One can vaildly approach life as a moral struggle to parse out the good from the evil -- however you conceive those terms -- without presuming you have any perfect ability to always disentangle the threads properly or completely, and certainly without identifying yourself with "good."

Yes, I think the goal of a political person is to encourage the good in the world and fight the evil. What's the alternative? But I don't think I am the good. But maybe I do, because I think that devoting yourself to good is, well, "good." If that's what the authors mean, then they've divided the world into "neo-cons" and "nihilists."

I agree with the second tenet. International relations are still driven by power and force or threat of force. I don't think that is the most desirable situation. But I think it's a realistic reading. International law ultimately still depends on the power of a few nations who are willing to enforce it (in certain cases). A more developed check on naked force is economics. An integrated global economy is the antidote to tribalism.

Number three? The phrase "the prime theatre for American overseas interests" is so fuzzy as to be incomprehensible, at least to me. The Middle Eadt and the Islamic world (not all of it, but important parts of it) happen to be the places we are at war -- the places from which we were attacked. For now, that means these places have got our attention, and rightly so. But I wonder if "got our attention" is what the authors meant. Until they make themselves clear, I can't say whether I agree with them or not.

North Korea is as grave a threat as the Islamists, China is the conflict that awaits us, and India is the ally we will need. But for the next 20 or 30 years, Islamist terror is going to be the threat we face, and we must fight it creatively as well as forcefully, diplomatically and resolutely.

Back to the article.

In making these tenets active, neo-conservatives:

  • see international issues in morally absolutist categories; they are convinced that they alone hold the moral high ground and argue that disagreement effectively offers comfort to the enemy

  • emphasise the unipolar nature of American power and are prepared to exercise the military option as the first rather than last policy choice; they repudiate the received “lessons of Vietnam”, believing they undermine American willingness to use force - and rather embrace the “lessons of Munich,” believing they establish the virtues of pre-emptive military action

  • disdain conventional diplomatic agencies such as the state department and country-specific, pragmatic analysis because they dilute and confuse the ideological clarity of their policies

  • eschew multilateral institutions and treaties while drawing comfort from international criticism, believing that it confirms American virtue."

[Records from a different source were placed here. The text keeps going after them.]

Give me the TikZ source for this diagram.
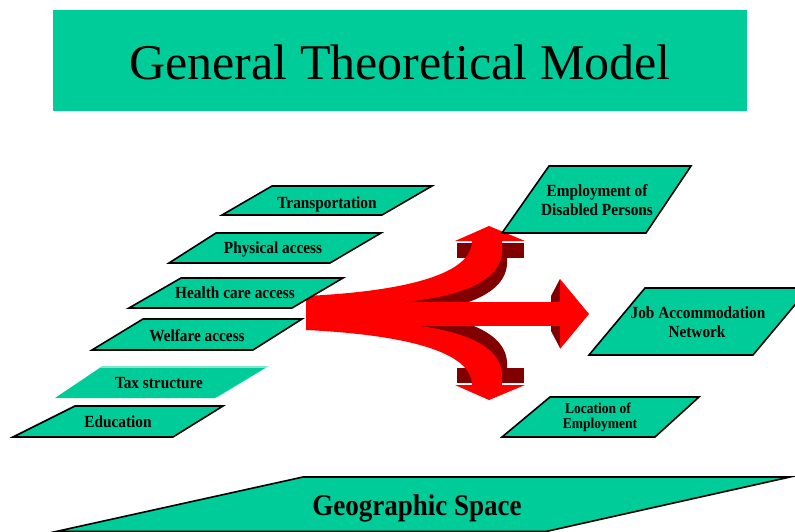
\documentclass[tikz,border=0pt]{standalone}
\usepackage{fontspec}
\setmainfont{Liberation Serif}
\definecolor{tealA}{RGB}{0,204,153}
\definecolor{darkredA}{RGB}{128,0,0}
\definecolor{mintA}{RGB}{130,232,205}
\begin{document}
\begin{tikzpicture}[x=1pt,y=-1pt,
  plane/.style={fill=tealA, draw=black, line width=1.6pt, line join=miter},
  lbl/.style={font=\bfseries\fontsize{17}{19}\selectfont, xscale=0.9, anchor=base, inner sep=0pt},
  smalllbl/.style={font=\bfseries\fontsize{15}{17}\selectfont, xscale=0.9, anchor=base, inner sep=0pt},
  biglbl/.style={font=\bfseries\fontsize{30}{32}\selectfont, xscale=0.9, anchor=base, inner sep=0pt},
  titlelbl/.style={font=\fontsize{50}{54}\selectfont, anchor=base, inner sep=0pt},
  redfill/.style={fill=red, draw=none},
  darkfill/.style={fill=darkredA, draw=none}]
\clip (0,0) rectangle (795,531);

% title
\fill[tealA] (53,10) rectangle (747,111);
\node[titlelbl] (title) at (400,79) {General Theoretical Model};

% ---------- arrow ----------
\def\branchbody{(306,296) .. controls (390,292) and (472,278) .. (472,241) -- (502,241) -- (502,252) .. controls (500,288) and (440,302) .. (370,304) -- (306,304) -- cycle}
\def\branchfull{(306,296) .. controls (390,292) and (472,278) .. (472,241) -- (455,241) -- (489,226) -- (525,241) -- (502,241) -- (502,252) .. controls (500,288) and (440,302) .. (370,304) -- (306,304) -- cycle}
% dark depth, upper
\begin{scope}[shift={(5,12)}]
  \fill[darkfill] \branchbody;
\end{scope}
\fill[darkfill] (457,243) rectangle (524,258);
% dark depth, lower (mirror)
\begin{scope}[shift={(0,626)}, yscale=-1]
  \begin{scope}[shift={(5,12)}]
    \fill[darkfill] \branchbody;
  \end{scope}
  \fill[darkfill] (457,243) rectangle (524,258);
\end{scope}
% dark sliver of main head
\fill[darkfill] (560,279) -- (551,296) -- (551,331) -- (560,348) -- cycle;
% red branches
\fill[redfill] \branchfull;
\begin{scope}[shift={(0,626)}, yscale=-1]
  \fill[redfill] \branchfull;
\end{scope}
% red shaft and head
\fill[redfill] (306,302) rectangle (561,326);
\fill[redfill] (560,279) -- (589,314) -- (560,349) -- cycle;

% ---------- left planes ----------
\draw[plane] (272,186) -- (432,186) -- (382,215) -- (222,215) -- cycle;
\node[lbl] (transport) at (327,208) {Transportation};

\draw[plane] (216,233) -- (381,233) -- (330,263) -- (169,263) -- cycle;
\node[lbl] (physical) at (273,253) {Physical access};

\draw[plane] (181,278) -- (343,278) -- (292,308) -- (129,308) -- cycle;
\node[lbl] (health) at (235,298) {Health care access};

\draw[plane] (143,319) -- (302,319) -- (253,350) -- (92,350) -- cycle;
\node[lbl] (welfare) at (197,341) {Welfare access};

\fill[mintA] (102,366) -- (269,366) -- (218,397) -- (57,397) -- cycle;
\fill[tealA] (100,368) -- (265,368) -- (215,398) -- (55,398) -- cycle;
\node[lbl] (tax) at (159,388) {Tax structure};

\draw[plane] (75,406) -- (223,406) -- (173,437) -- (13,437) -- cycle;
\node[lbl] (education) at (118,427) {Education};

% ---------- right planes ----------
\draw[plane] (549,166) -- (691,166) -- (646,233) -- (502,233) -- cycle;
\node[lbl] (emp1) at (597,196) {Employment of};
\node[lbl] (emp2) at (597,215) {Disabled Persons};

\draw[plane] (645,288) -- (809,288) -- (753,355) -- (589,355) -- cycle;
\node[lbl] (jan1) at (698,318) {Job Accommodation};
\node[lbl] (jan2) at (697,337) {Network};

\draw[plane] (550,397) -- (699,397) -- (655,437) -- (502,437) -- cycle;
\node[smalllbl] (loc1) at (598,413) {Location of};
\node[smalllbl] (loc2) at (600,428) {Employment};

% ---------- geographic space ----------
\draw[plane] (303,477) -- (790,477) -- (546,531.5) -- (56,531.5) -- cycle;
\node[biglbl] (geo) at (417,515) {Geographic Space};
\end{tikzpicture}
\end{document}
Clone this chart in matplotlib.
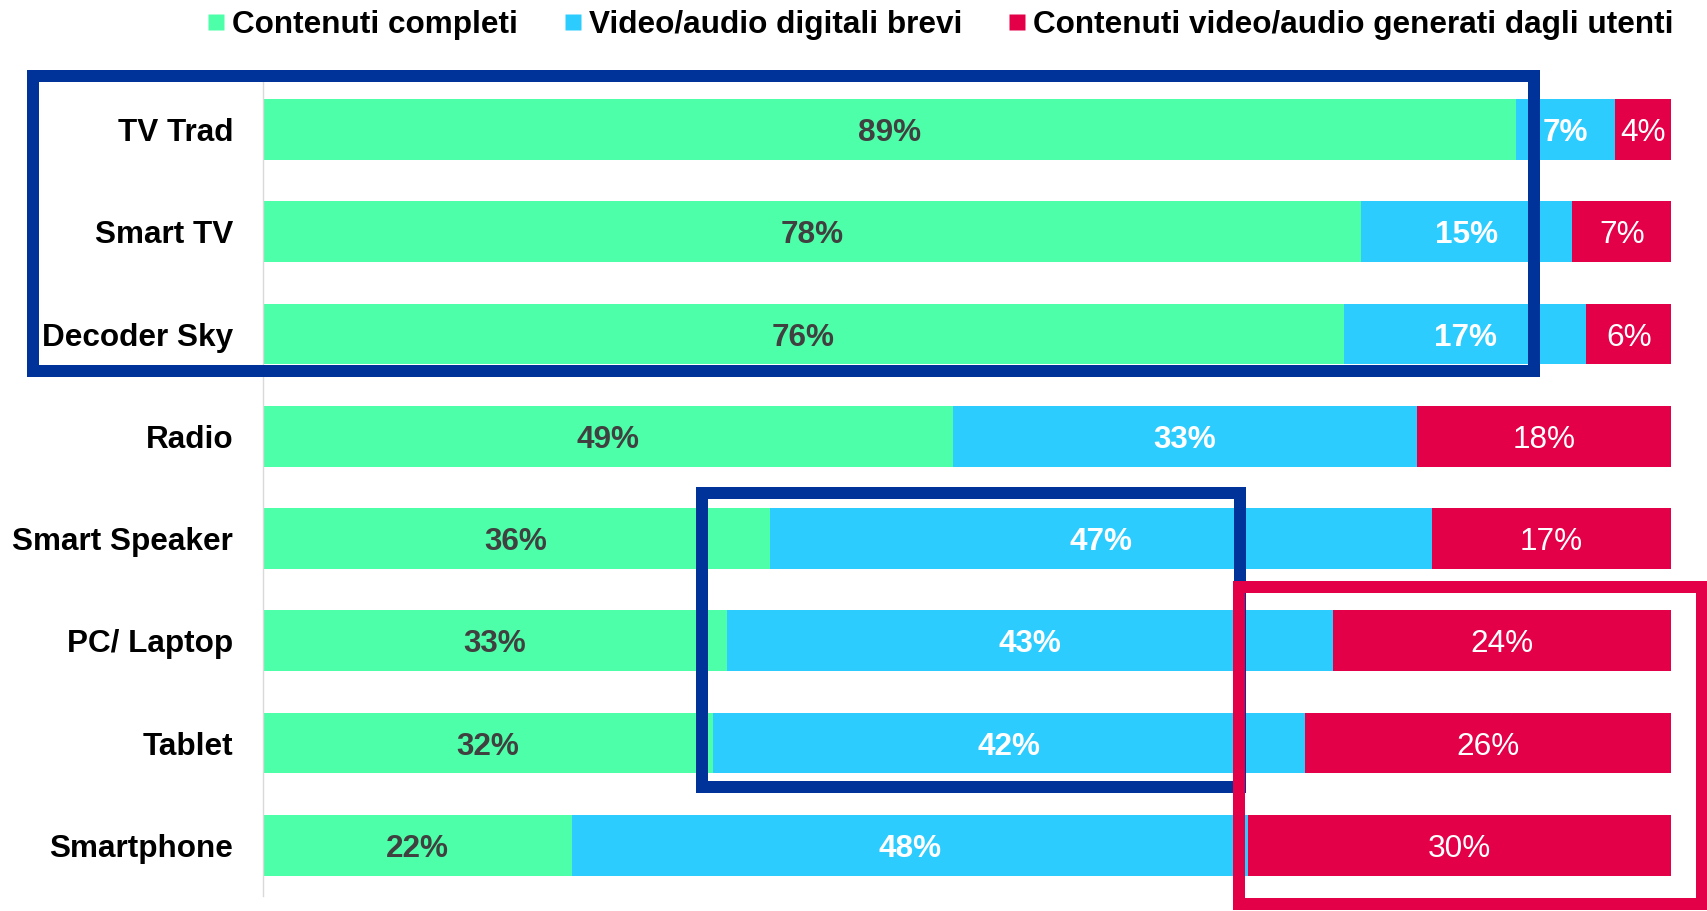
import matplotlib
matplotlib.use("Agg")
import matplotlib.pyplot as plt
from matplotlib.lines import Line2D
from matplotlib.patches import Rectangle
import numpy as np

plt.rcParams['font.family'] = ['Liberation Sans', 'DejaVu Sans']

# data (bar lengths in %, labels as printed)
devices = ["TV Trad", "Smart TV", "Decoder Sky", "Radio", "Smart Speaker",
           "PC/ Laptop", "Tablet", "Smartphone"]
completi = [89, 78, 76.8, 49, 36, 33, 32, 22]
brevi = [7, 15, 17.2, 33, 47, 43, 42, 48]
utenti = [4, 7, 6, 18, 17, 24, 26, 30]
series_names = ["Contenuti completi", "Video/audio digitali brevi",
                "Contenuti video/audio generati dagli utenti"]

green = "#4DFFA8"
cyan = "#2CCCFF"
red = "#E30048"
navy = "#003399"

W, H = 1708, 911
fig = plt.figure(figsize=(W / 100, H / 100), dpi=100)

# axes placed in pixel terms (left, top, right, bottom from top-left)
ax_l, ax_t, ax_r, ax_b = 262.5, 78.4, 1671, 896.4
ax = fig.add_axes([ax_l / W, 1 - ax_b / H, (ax_r - ax_l) / W, (ax_b - ax_t) / H])

y = np.arange(len(devices))
fs = 22.7
left = np.zeros(len(devices))
styles = [(completi, green, "#404040", "bold"),
          (brevi, cyan, "white", "bold"),
          (utenti, red, "white", "normal")]
for vals, col, tcol, tw in styles:
    vals = np.array(vals, dtype=float)
    ax.barh(y, vals, left=left, height=0.594, color=col, edgecolor="none")
    for yi, l, v in zip(y, left, vals):
        ax.text(l + v / 2, yi, f"{int(v)}%", ha="center", va="center_baseline",
                color=tcol, fontsize=fs, fontweight=tw)
    left += vals

ax.set_xlim(0, 100)
ax.set_ylim(len(devices) - 0.5, -0.5)
ax.set_yticks(y)
ax.set_yticklabels(devices, fontsize=fs, fontweight="bold")
ax.tick_params(axis="y", length=0, pad=21)
ax.set_xticks([])
for s in ["top", "right", "bottom"]:
    ax.spines[s].set_visible(False)
ax.spines["left"].set_color("#D9D9D9")
ax.spines["left"].set_linewidth(1)

# legend at top right
handles = [Line2D([], [], marker="s", linestyle="", markersize=12,
                  markerfacecolor=c, markeredgecolor="none")
           for c in [green, cyan, red]]
fig.legend(handles, series_names, loc="center right", ncol=3, frameon=False,
           bbox_to_anchor=(1674 / W, 1 - 25 / H), borderaxespad=0, borderpad=0,
           handlelength=0.55, handletextpad=0.25, columnspacing=1.45,
           prop={"size": fs, "weight": "bold"})


# highlight boxes (outer pixel edges), line 12 px thick
def box(x0, y0, x1, y1, color, lw_px=12):
    h = lw_px / 2
    r = Rectangle(((x0 + h) / W, 1 - (y1 - h) / H), (x1 - x0 - lw_px) / W,
                  (y1 - y0 - lw_px) / H, transform=fig.transFigure, fill=False,
                  edgecolor=color, linewidth=lw_px * 0.72, joinstyle="miter",
                  clip_on=False)
    fig.add_artist(r)


box(27, 70, 1540, 377, navy)
box(695.6, 487.3, 1245.8, 793.3, navy)
box(1233, 581, 1708, 910, red)

fig.savefig("out.png", dpi=100)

That's nuts. Not only do the authors make no connection between the "core tenets" and their activation (how does A cause B?), they show no examples of their opponents' supposed conviction that, to take just the first example, "they alone hold the moral high ground and argue that disagreement effectively offers comfort to the enemy."

Frankly, this is the kind of nonsense I expect from the left. Cato Institute or Kato Kaelin?

The U.S. goes to war in Iraq to overthrow a dictator, knowing full well that, in spite of the best efforts we can make, innocent civilians will die as a result of our war. To the anti-war mind, that de-legitimatizes the war as a moral force.

But we also know that Saddam and his sons are busy killing Iraqis in the most horrible ways, and that he is very interested in killing Americans if he gets the chance. So the realistic view notices that there is suffering and dying going on in Iraq. It says we can't claim our hands are unbloodied simply because we sit comfortably at home and do nothing to stop it -- rather the opposite.

This seems to me a complex decision, not a simplistic moral dichotomy. Rather, I'd characterize the anti-war position as a simplistic moral dichotomy.

And certainly many kinds of anti-war resistance do aid and comfort the enemy. The North Vietnamese have told us so. But if I am the moral absolutist this article would make me out to be, why do I not want these voices shut down and silenced -- thrown in jail and muzzled, a la Lincoln in 1862? Because my moral certainties include the belief that liberal democracy -- including freedom to make stupid protests -- is "good." It's certainly better than the Islamist alternative of fatwas on fiction writers.

At this point I'm still wondering if I'm a neo-con or not, but I've realized this article isn't going to be any help at all.